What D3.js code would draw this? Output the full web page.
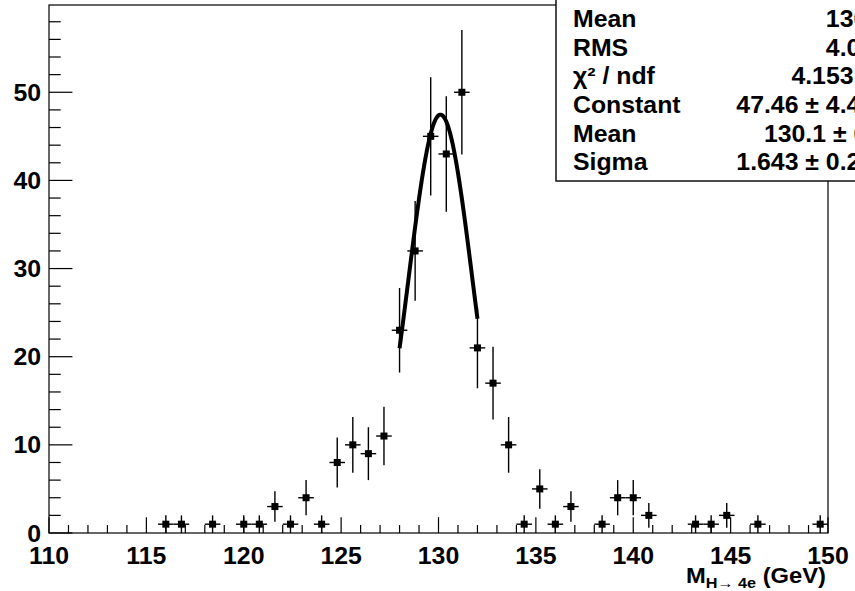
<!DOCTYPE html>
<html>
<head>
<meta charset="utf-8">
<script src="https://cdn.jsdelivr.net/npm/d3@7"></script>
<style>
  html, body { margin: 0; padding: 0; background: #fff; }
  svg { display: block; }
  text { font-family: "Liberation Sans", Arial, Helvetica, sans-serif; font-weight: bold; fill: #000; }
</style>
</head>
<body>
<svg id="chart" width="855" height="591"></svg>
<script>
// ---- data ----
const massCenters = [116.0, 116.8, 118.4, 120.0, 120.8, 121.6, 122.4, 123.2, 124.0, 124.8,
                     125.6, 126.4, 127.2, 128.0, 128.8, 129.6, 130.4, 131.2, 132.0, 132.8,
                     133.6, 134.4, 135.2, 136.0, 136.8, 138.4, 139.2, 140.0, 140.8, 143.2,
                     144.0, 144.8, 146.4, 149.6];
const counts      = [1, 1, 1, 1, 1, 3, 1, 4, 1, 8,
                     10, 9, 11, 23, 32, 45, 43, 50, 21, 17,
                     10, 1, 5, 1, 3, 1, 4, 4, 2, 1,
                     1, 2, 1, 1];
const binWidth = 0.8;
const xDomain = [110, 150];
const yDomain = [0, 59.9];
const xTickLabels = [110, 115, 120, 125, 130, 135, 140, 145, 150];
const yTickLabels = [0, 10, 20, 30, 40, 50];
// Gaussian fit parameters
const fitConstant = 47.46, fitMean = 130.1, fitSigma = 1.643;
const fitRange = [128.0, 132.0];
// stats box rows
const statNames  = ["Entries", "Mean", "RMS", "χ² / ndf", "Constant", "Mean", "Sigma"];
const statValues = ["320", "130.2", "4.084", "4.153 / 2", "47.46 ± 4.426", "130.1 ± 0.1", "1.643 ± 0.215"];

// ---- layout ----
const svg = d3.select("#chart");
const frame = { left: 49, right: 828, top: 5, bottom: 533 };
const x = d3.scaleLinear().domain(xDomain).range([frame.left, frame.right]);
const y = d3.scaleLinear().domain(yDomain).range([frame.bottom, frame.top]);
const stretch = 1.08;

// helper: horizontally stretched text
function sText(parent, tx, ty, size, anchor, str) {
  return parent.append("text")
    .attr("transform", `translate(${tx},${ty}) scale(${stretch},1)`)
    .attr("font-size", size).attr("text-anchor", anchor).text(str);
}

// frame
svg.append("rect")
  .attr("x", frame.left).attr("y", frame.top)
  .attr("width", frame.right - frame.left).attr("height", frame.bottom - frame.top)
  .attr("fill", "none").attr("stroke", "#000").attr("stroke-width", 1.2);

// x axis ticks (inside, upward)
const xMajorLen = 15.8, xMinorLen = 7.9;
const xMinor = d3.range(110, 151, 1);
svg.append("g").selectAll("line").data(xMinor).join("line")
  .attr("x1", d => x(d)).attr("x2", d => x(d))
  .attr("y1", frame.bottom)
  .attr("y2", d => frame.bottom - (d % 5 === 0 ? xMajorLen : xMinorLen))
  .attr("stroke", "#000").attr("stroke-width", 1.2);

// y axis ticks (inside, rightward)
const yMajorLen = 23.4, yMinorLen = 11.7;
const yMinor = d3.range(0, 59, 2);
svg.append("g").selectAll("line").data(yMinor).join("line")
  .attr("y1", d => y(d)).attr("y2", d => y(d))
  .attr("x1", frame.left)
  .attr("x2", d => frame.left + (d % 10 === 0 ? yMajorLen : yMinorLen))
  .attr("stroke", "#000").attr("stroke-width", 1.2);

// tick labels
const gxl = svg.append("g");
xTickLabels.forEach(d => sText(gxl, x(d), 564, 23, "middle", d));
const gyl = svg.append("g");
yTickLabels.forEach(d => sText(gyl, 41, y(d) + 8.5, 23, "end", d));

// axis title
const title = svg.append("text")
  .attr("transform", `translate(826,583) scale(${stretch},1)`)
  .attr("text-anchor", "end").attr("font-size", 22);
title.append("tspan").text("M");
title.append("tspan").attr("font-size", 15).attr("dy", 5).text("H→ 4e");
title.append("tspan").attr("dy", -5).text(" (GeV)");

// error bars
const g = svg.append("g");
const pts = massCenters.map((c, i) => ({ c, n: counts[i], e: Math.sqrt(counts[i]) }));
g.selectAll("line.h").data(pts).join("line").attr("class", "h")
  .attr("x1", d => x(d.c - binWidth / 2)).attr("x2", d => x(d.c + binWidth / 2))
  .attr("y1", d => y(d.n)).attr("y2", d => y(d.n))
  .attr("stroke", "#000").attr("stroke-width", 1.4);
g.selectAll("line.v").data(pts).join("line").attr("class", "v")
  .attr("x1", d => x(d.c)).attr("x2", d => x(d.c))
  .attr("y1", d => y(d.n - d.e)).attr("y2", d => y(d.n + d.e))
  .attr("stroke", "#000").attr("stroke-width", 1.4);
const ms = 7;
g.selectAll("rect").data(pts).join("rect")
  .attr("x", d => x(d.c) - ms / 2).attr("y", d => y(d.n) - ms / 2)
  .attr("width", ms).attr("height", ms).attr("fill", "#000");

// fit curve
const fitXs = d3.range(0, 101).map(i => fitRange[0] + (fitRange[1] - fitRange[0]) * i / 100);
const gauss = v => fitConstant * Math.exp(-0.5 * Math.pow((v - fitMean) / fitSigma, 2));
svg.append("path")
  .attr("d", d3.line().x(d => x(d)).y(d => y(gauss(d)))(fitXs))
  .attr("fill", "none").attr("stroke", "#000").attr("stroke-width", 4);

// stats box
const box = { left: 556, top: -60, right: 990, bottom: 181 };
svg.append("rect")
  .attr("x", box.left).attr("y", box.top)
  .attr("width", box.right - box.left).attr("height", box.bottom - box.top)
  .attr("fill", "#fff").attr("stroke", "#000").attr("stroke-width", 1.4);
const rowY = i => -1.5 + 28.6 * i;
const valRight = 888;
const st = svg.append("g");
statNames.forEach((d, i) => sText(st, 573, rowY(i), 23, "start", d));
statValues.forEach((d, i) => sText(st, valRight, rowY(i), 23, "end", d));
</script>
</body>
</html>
····················
* TASK OBJECTIVE:
Write the listing above out again exactly, dropping each image.

* CORRECT RESPONSE:
What D3.js code would draw this? Output the full web page.
<!DOCTYPE html>
<html>
<head>
<meta charset="utf-8">
<script src="https://cdn.jsdelivr.net/npm/d3@7"></script>
<style>
  html, body { margin: 0; padding: 0; background: #fff; }
  svg { display: block; }
  text { font-family: "Liberation Sans", Arial, Helvetica, sans-serif; font-weight: bold; fill: #000; }
</style>
</head>
<body>
<svg id="chart" width="855" height="591"></svg>
<script>
// ---- data ----
const massCenters = [116.0, 116.8, 118.4, 120.0, 120.8, 121.6, 122.4, 123.2, 124.0, 124.8,
                     125.6, 126.4, 127.2, 128.0, 128.8, 129.6, 130.4, 131.2, 132.0, 132.8,
                     133.6, 134.4, 135.2, 136.0, 136.8, 138.4, 139.2, 140.0, 140.8, 143.2,
                     144.0, 144.8, 146.4, 149.6];
const counts      = [1, 1, 1, 1, 1, 3, 1, 4, 1, 8,
                     10, 9, 11, 23, 32, 45, 43, 50, 21, 17,
                     10, 1, 5, 1, 3, 1, 4, 4, 2, 1,
                     1, 2, 1, 1];
const binWidth = 0.8;
const xDomain = [110, 150];
const yDomain = [0, 59.9];
const xTickLabels = [110, 115, 120, 125, 130, 135, 140, 145, 150];
const yTickLabels = [0, 10, 20, 30, 40, 50];
// Gaussian fit parameters
const fitConstant = 47.46, fitMean = 130.1, fitSigma = 1.643;
const fitRange = [128.0, 132.0];
// stats box rows
const statNames  = ["Entries", "Mean", "RMS", "χ² / ndf", "Constant", "Mean", "Sigma"];
const statValues = ["320", "130.2", "4.084", "4.153 / 2", "47.46 ± 4.426", "130.1 ± 0.1", "1.643 ± 0.215"];

// ---- layout ----
const svg = d3.select("#chart");
const frame = { left: 49, right: 828, top: 5, bottom: 533 };
const x = d3.scaleLinear().domain(xDomain).range([frame.left, frame.right]);
const y = d3.scaleLinear().domain(yDomain).range([frame.bottom, frame.top]);
const stretch = 1.08;

// helper: horizontally stretched text
function sText(parent, tx, ty, size, anchor, str) {
  return parent.append("text")
    .attr("transform", `translate(${tx},${ty}) scale(${stretch},1)`)
    .attr("font-size", size).attr("text-anchor", anchor).text(str);
}

// frame
svg.append("rect")
  .attr("x", frame.left).attr("y", frame.top)
  .attr("width", frame.right - frame.left).attr("height", frame.bottom - frame.top)
  .attr("fill", "none").attr("stroke", "#000").attr("stroke-width", 1.2);

// x axis ticks (inside, upward)
const xMajorLen = 15.8, xMinorLen = 7.9;
const xMinor = d3.range(110, 151, 1);
svg.append("g").selectAll("line").data(xMinor).join("line")
  .attr("x1", d => x(d)).attr("x2", d => x(d))
  .attr("y1", frame.bottom)
  .attr("y2", d => frame.bottom - (d % 5 === 0 ? xMajorLen : xMinorLen))
  .attr("stroke", "#000").attr("stroke-width", 1.2);

// y axis ticks (inside, rightward)
const yMajorLen = 23.4, yMinorLen = 11.7;
const yMinor = d3.range(0, 59, 2);
svg.append("g").selectAll("line").data(yMinor).join("line")
  .attr("y1", d => y(d)).attr("y2", d => y(d))
  .attr("x1", frame.left)
  .attr("x2", d => frame.left + (d % 10 === 0 ? yMajorLen : yMinorLen))
  .attr("stroke", "#000").attr("stroke-width", 1.2);

// tick labels
const gxl = svg.append("g");
xTickLabels.forEach(d => sText(gxl, x(d), 564, 23, "middle", d));
const gyl = svg.append("g");
yTickLabels.forEach(d => sText(gyl, 41, y(d) + 8.5, 23, "end", d));

// axis title
const title = svg.append("text")
  .attr("transform", `translate(826,583) scale(${stretch},1)`)
  .attr("text-anchor", "end").attr("font-size", 22);
title.append("tspan").text("M");
title.append("tspan").attr("font-size", 15).attr("dy", 5).text("H→ 4e");
title.append("tspan").attr("dy", -5).text(" (GeV)");

// error bars
const g = svg.append("g");
const pts = massCenters.map((c, i) => ({ c, n: counts[i], e: Math.sqrt(counts[i]) }));
g.selectAll("line.h").data(pts).join("line").attr("class", "h")
  .attr("x1", d => x(d.c - binWidth / 2)).attr("x2", d => x(d.c + binWidth / 2))
  .attr("y1", d => y(d.n)).attr("y2", d => y(d.n))
  .attr("stroke", "#000").attr("stroke-width", 1.4);
g.selectAll("line.v").data(pts).join("line").attr("class", "v")
  .attr("x1", d => x(d.c)).attr("x2", d => x(d.c))
  .attr("y1", d => y(d.n - d.e)).attr("y2", d => y(d.n + d.e))
  .attr("stroke", "#000").attr("stroke-width", 1.4);
const ms = 7;
g.selectAll("rect").data(pts).join("rect")
  .attr("x", d => x(d.c) - ms / 2).attr("y", d => y(d.n) - ms / 2)
  .attr("width", ms).attr("height", ms).attr("fill", "#000");

// fit curve
const fitXs = d3.range(0, 101).map(i => fitRange[0] + (fitRange[1] - fitRange[0]) * i / 100);
const gauss = v => fitConstant * Math.exp(-0.5 * Math.pow((v - fitMean) / fitSigma, 2));
svg.append("path")
  .attr("d", d3.line().x(d => x(d)).y(d => y(gauss(d)))(fitXs))
  .attr("fill", "none").attr("stroke", "#000").attr("stroke-width", 4);

// stats box
const box = { left: 556, top: -60, right: 990, bottom: 181 };
svg.append("rect")
  .attr("x", box.left).attr("y", box.top)
  .attr("width", box.right - box.left).attr("height", box.bottom - box.top)
  .attr("fill", "#fff").attr("stroke", "#000").attr("stroke-width", 1.4);
const rowY = i => -1.5 + 28.6 * i;
const valRight = 888;
const st = svg.append("g");
statNames.forEach((d, i) => sText(st, 573, rowY(i), 23, "start", d));
statValues.forEach((d, i) => sText(st, valRight, rowY(i), 23, "end", d));
</script>
</body>
</html>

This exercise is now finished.